▶ [Dataset excerpt]:
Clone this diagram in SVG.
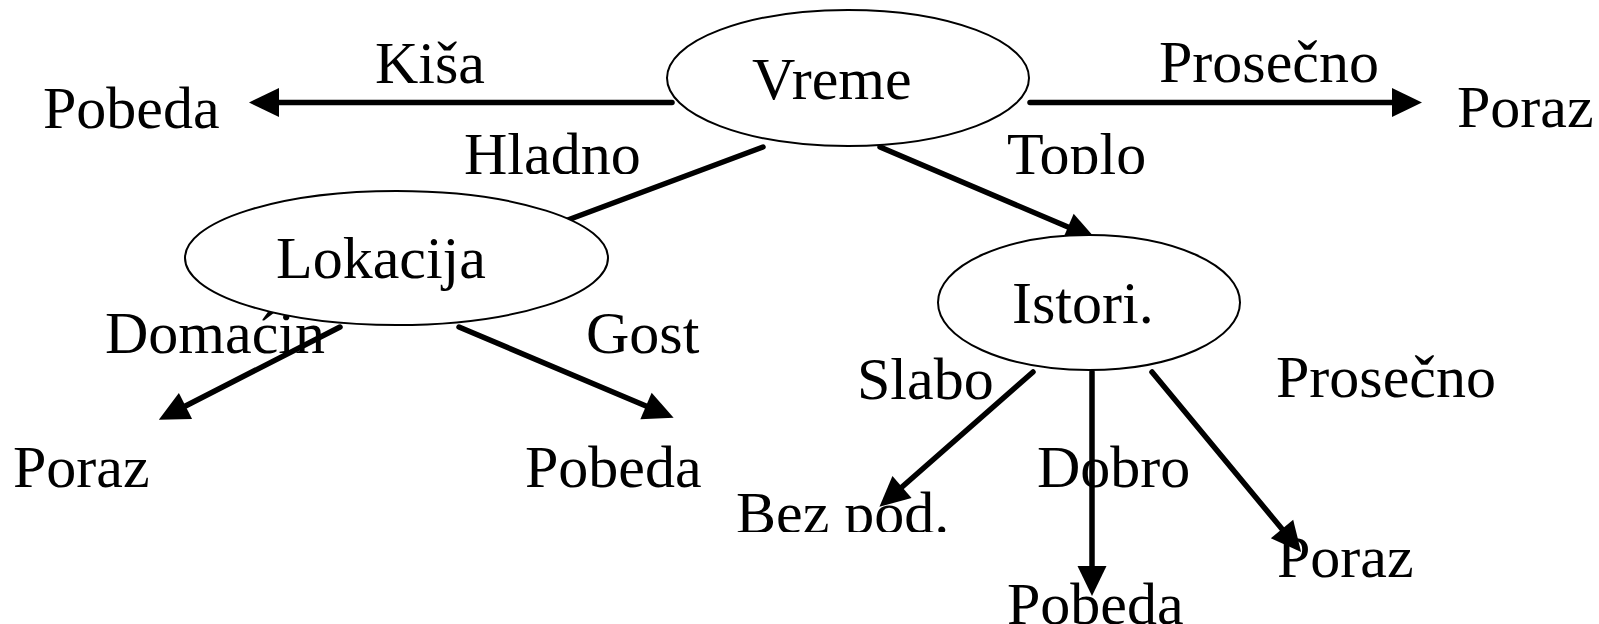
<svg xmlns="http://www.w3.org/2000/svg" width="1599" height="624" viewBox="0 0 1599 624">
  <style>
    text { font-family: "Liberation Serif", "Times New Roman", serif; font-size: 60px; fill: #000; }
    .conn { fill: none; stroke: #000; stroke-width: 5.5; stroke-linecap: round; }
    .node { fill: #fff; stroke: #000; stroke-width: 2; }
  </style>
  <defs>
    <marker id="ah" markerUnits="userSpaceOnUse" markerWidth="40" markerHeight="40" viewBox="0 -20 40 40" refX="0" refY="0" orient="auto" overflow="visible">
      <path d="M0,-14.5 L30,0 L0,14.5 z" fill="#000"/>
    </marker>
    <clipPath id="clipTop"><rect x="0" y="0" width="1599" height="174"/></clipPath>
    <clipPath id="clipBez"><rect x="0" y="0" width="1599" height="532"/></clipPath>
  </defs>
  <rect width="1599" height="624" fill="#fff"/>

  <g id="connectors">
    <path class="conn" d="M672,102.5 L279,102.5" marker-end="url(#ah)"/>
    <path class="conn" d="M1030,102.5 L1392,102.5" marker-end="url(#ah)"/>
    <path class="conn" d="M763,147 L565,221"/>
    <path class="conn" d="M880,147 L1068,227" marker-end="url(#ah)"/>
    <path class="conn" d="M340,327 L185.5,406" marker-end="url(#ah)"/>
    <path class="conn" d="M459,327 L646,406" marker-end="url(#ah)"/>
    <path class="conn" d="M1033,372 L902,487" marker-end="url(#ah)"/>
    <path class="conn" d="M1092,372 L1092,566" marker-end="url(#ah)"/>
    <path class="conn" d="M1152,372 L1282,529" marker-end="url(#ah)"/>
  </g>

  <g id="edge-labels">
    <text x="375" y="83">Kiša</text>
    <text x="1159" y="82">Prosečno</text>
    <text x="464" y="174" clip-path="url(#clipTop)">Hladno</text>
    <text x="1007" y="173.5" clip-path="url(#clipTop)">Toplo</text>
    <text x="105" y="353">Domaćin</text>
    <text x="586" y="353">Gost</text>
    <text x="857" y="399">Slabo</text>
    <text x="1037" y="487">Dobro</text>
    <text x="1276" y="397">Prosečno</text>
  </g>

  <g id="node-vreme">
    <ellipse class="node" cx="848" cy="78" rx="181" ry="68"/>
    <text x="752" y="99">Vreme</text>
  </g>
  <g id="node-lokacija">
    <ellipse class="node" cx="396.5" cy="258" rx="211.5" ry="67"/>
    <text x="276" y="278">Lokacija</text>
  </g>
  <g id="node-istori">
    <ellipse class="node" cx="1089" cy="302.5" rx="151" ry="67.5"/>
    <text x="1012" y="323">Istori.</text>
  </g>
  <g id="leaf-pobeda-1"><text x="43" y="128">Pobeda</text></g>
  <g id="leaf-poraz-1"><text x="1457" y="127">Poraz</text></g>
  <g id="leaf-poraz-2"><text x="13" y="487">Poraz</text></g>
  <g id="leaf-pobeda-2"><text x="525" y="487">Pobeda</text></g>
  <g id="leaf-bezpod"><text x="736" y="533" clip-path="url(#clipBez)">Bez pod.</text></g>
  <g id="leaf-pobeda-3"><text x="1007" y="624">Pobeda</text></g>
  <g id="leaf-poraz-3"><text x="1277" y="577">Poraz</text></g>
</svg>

▶ [Required work]: Your copy of the data above should match it exactly, except that pictures are left out.

▶ [Result for this task]:
Clone this diagram in SVG.
<svg xmlns="http://www.w3.org/2000/svg" width="1599" height="624" viewBox="0 0 1599 624">
  <style>
    text { font-family: "Liberation Serif", "Times New Roman", serif; font-size: 60px; fill: #000; }
    .conn { fill: none; stroke: #000; stroke-width: 5.5; stroke-linecap: round; }
    .node { fill: #fff; stroke: #000; stroke-width: 2; }
  </style>
  <defs>
    <marker id="ah" markerUnits="userSpaceOnUse" markerWidth="40" markerHeight="40" viewBox="0 -20 40 40" refX="0" refY="0" orient="auto" overflow="visible">
      <path d="M0,-14.5 L30,0 L0,14.5 z" fill="#000"/>
    </marker>
    <clipPath id="clipTop"><rect x="0" y="0" width="1599" height="174"/></clipPath>
    <clipPath id="clipBez"><rect x="0" y="0" width="1599" height="532"/></clipPath>
  </defs>
  <rect width="1599" height="624" fill="#fff"/>

  <g id="connectors">
    <path class="conn" d="M672,102.5 L279,102.5" marker-end="url(#ah)"/>
    <path class="conn" d="M1030,102.5 L1392,102.5" marker-end="url(#ah)"/>
    <path class="conn" d="M763,147 L565,221"/>
    <path class="conn" d="M880,147 L1068,227" marker-end="url(#ah)"/>
    <path class="conn" d="M340,327 L185.5,406" marker-end="url(#ah)"/>
    <path class="conn" d="M459,327 L646,406" marker-end="url(#ah)"/>
    <path class="conn" d="M1033,372 L902,487" marker-end="url(#ah)"/>
    <path class="conn" d="M1092,372 L1092,566" marker-end="url(#ah)"/>
    <path class="conn" d="M1152,372 L1282,529" marker-end="url(#ah)"/>
  </g>

  <g id="edge-labels">
    <text x="375" y="83">Kiša</text>
    <text x="1159" y="82">Prosečno</text>
    <text x="464" y="174" clip-path="url(#clipTop)">Hladno</text>
    <text x="1007" y="173.5" clip-path="url(#clipTop)">Toplo</text>
    <text x="105" y="353">Domaćin</text>
    <text x="586" y="353">Gost</text>
    <text x="857" y="399">Slabo</text>
    <text x="1037" y="487">Dobro</text>
    <text x="1276" y="397">Prosečno</text>
  </g>

  <g id="node-vreme">
    <ellipse class="node" cx="848" cy="78" rx="181" ry="68"/>
    <text x="752" y="99">Vreme</text>
  </g>
  <g id="node-lokacija">
    <ellipse class="node" cx="396.5" cy="258" rx="211.5" ry="67"/>
    <text x="276" y="278">Lokacija</text>
  </g>
  <g id="node-istori">
    <ellipse class="node" cx="1089" cy="302.5" rx="151" ry="67.5"/>
    <text x="1012" y="323">Istori.</text>
  </g>
  <g id="leaf-pobeda-1"><text x="43" y="128">Pobeda</text></g>
  <g id="leaf-poraz-1"><text x="1457" y="127">Poraz</text></g>
  <g id="leaf-poraz-2"><text x="13" y="487">Poraz</text></g>
  <g id="leaf-pobeda-2"><text x="525" y="487">Pobeda</text></g>
  <g id="leaf-bezpod"><text x="736" y="533" clip-path="url(#clipBez)">Bez pod.</text></g>
  <g id="leaf-pobeda-3"><text x="1007" y="624">Pobeda</text></g>
  <g id="leaf-poraz-3"><text x="1277" y="577">Poraz</text></g>
</svg>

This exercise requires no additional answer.